Sejak ada Jembatan Suramadu aku tak pernah naik kapal feri dari Surabaya ke Madura. Naik feri ribet dan lama ketimbang jalur darat Suramadu yang sat-set-wet. Karena itu, bisnis kapal penyeberangan Ujung-Kamal sudah lama kolaps.
Kini tinggal satu kapal saja yang melayani Ujung-Kamal. KMP Jokotole milik Dharma Lautan Utama si raja kapal dari Surabaya.
Aku coba gowes ke Madura via kapal penyeberangan itu. Mau tak mau. Sebab sepeda angin atawa sepeda ontel dilarang lewat Jembatan Suramadu. Boleh asal tidak ketahuan, kata rekan penggowes kawakan.
Aku pun nostalgia mengenang masa lalu saat beberapa kali ngetrip ke Pulau Madura sebelum ada Suramadu. Gowes dari Kamal ke Bangkalan sekitar 20 km. Tidak jauh bagi para penggowes kawakan tapi lumayan menantang bagi pemula.

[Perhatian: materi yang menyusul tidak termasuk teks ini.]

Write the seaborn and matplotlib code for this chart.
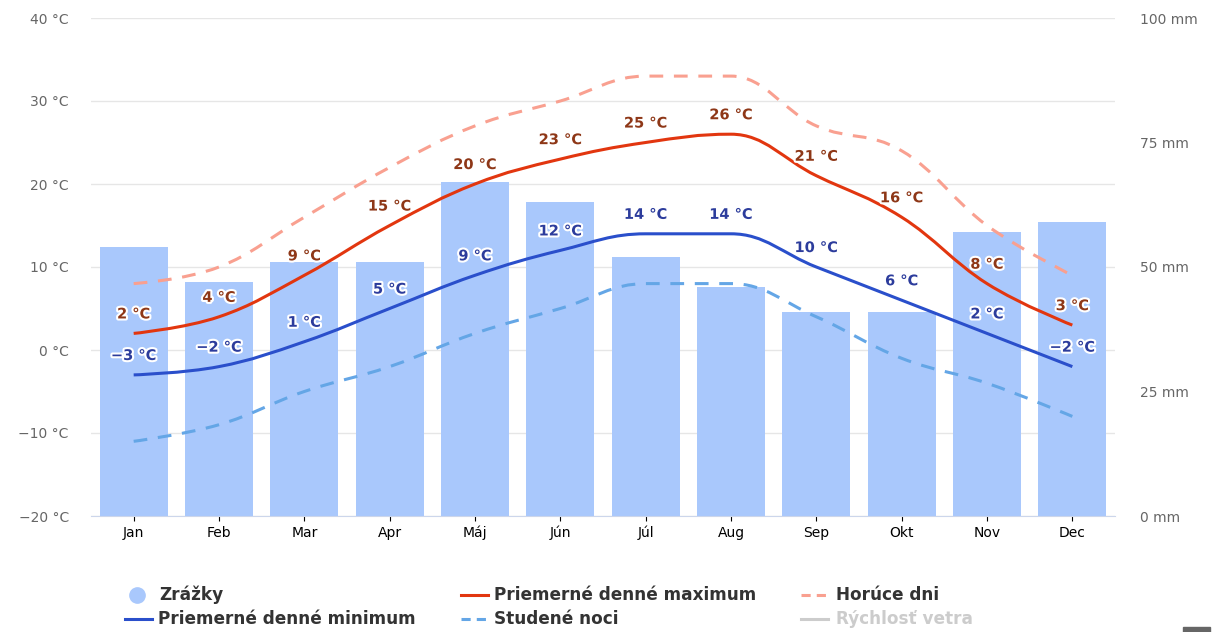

Jalan raya di Madura lebih nyaman bagi kawan-kawan onthelis. Kendaraan tidak ramai. Ada tanjakan ringan disusul turunan dan seterusnya bergantian hingga Bangkalan Kota.
Satu-satunya tanjakan berat di sekitar Makam Tionghoa kawasan Socah. Harus pakai gir ringan. Bagaimana kalau pakai sepeda fixed gear atawa single speed?
Sebaiknya turun aja. Sepeda dituntut sebentar karena tidak terlalu panjang. Toh sebentar lagi turunan yang enak. Aku ikuti nasihat para senior itu. Nuntun lalu mampir di warung bebek dekat Bong Tionghoa.
Siansen Tan alias Jacob Basuki pengurus Kelenteng Eng An Bio Bangkalan terkejut melihat aku mampir di kelenteng pakai sepeda pancal. Dia menganggap saya hebat karena bisa gowes Surabaya-Bangkalan pp.
Gak hebat, Pak! Banyak kawan saya yang biasa gowes Surabaya-Pandaan atau Surabaya-Malang dua atau tiga kali sepekan. Kalau cuma 20 km sih kecil bagi mereka.
Siansen (Bapak) pengurus kelenteng itu memang suka mengapresiasi tamu. Biar senang dan tambah semangat. Dia juga biasa gowes dari rumahnya ke kelenteng sekalian olahraga. Harus banyak gerak, katanya.